When the summit began on 7th May, many doubted Eastern Partnership would make history. For a start, the turnout was much lower than expected – the ousted Prime Minister Mirek Topolanek had failed to secure the presence of Europe’s major political figures, such as the President of France and Prime Ministers of Britain, Portugal, Italy and Spain. To the relief of some and disappointment of others, Mr Lukashenko had sent a replacement – his deputy Vladimir Semashko. A PR problem was narrowly avoided.

But it was not the conspicuous absence of Europe’s political heavyweights that was my main concern. I was much more anxious about the general absence of political will to tear down the new Iron Curtain and set the stage for a lasting integration with the former Soviet Bloc.

A brainchild of Poland and Sweden, the Eastern Partnership was supposed to foster closer political and economic ties between the European Union and the post-Soviet states of Ukraine, Georgia, Belarus, Armenia, Azerbaijan and Moldova, as well as to empower the latter’s democratic and free market reforms. The proponents of the initiative would like to see it as a stepping stone towards the EU membership for those who meet the accession criteria. The United Europe is deeply divided on this issue, though.

While it is easy to understand the scepticism with which Germany, France and the Netherlands view the Belarussian government’s recent commitment to promote democracy, the rule of law, good governance and respect for human rights, their reluctance to give green light to Ukraine is rather surprising. In my view, Ukraine has already earned its moral right to join the EU. I’m glad it is also my government’s position.

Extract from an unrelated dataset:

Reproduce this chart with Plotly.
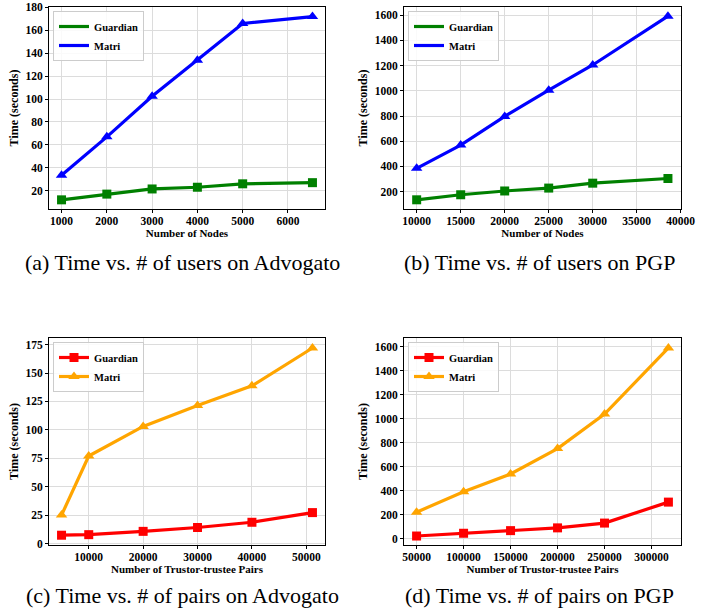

Another bone of contention proved to be visa liberalisation. Apparently, visa free travel will be decided in “a long-term perspective and on a case-by-case basis”. Such an approach does little to convince our eastern partners that Europe is serious about opening up and living up to its ideals. Most worryingly, however, it may give credence to Russia’s claims that the Eastern Partnership is hardly a partnership of equals.

Russia, for its part, certainly welcomes the exclusion of the territorial integrity principle (pushed forward by Georgia and Azerbaijan) from the final text of the EP Declaration, but it continues to view the whole concept of Eastern Partnership with anxiety and distrust. Satisfying the diverse expectations of all parties to the initiative without angering Moscow, already seriously upset by Europe’s encroachment on its former sphere of interest, will be a delicate balancing act. The entire project is only as strong as its weakest link.

There is common concern that a further rift among the founding fathers of the Eastern Partnership, compounded by insufficient determination and lack of vision, may put the whole idea in jeopardy. Once the initial enthusiasm fades, the Swedish-Polish initiative may prove largely symbolic. Last week’s summit was hardly a show of unity and resolve. Whether the new European Parliament offers better leadership is an open question.

Still, I’m optimistic about the future of the Eastern Partnership. I saw it being born and I believe I’ll see it grow, too. The wheels have been set in motion, the wind of change is in the air. There is no turning back.